- Born: 2 December 1911
- Died: 12 November 1987 (aged 75)
- Allegiance: United Kingdom
- Branch: Royal Air Force British Army
- Service years: 1930–1935 (Air Force) 1938–1945 (Army)
- Rank: Brigadier
- Commands: Glider Pilot Regiment
- Conflicts: World War II
- Awards: Distinguished Service Order

= George Chatterton (British Army officer) =

Brigadier George James Stewart Chatterton DSO, OBE (2 December 1911 – 12 November 1987) was a soldier in the British Army who commanded the Glider Pilot Regiment during World War II.

==Early life and education==
Chatterton was educated at Pangbourne College from 1925 to 1929; he was Chief of the College (equivalent to Head Boy).

==Career==
Chatterton reached the rank of Brigadier, and was known for being operational commander of the Glider Pilot Regiment during the Second World War. He was awarded the DSO in 1943. After the war, he became a stockjobber, and later devoted his time to serving as Chairman of, and fundraising over £1 million for, the Lady Hoare Thalidomide Trust. He was awarded OBE in the 1980 Birthday Honours.
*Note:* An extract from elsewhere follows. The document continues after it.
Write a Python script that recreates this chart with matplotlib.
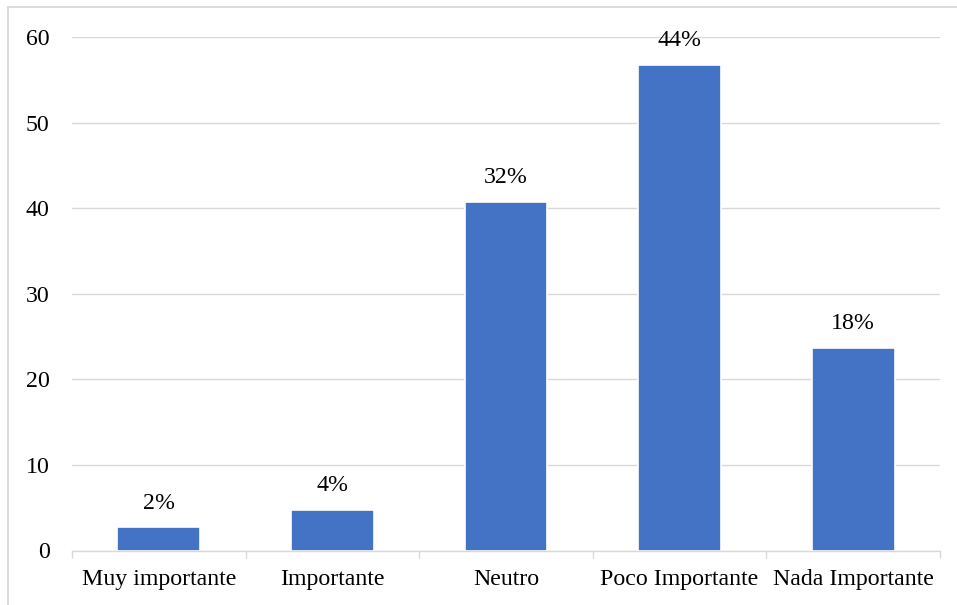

In 1959 he narrated a short film by the London County Council about the education of deaf children, called 'Silent Hope'. His memoir, The Wings of Pegasus, was published in 1962.

In 1979, he appeared, alongside his wife, in a documentary called ‘The Buddha Comes to Sussex’, in which a group of Theravada Buddhist monks are setting up a new monastery in his local area.

Chatterton lived at Midhurst, in West Sussex; he died 12 November 1987.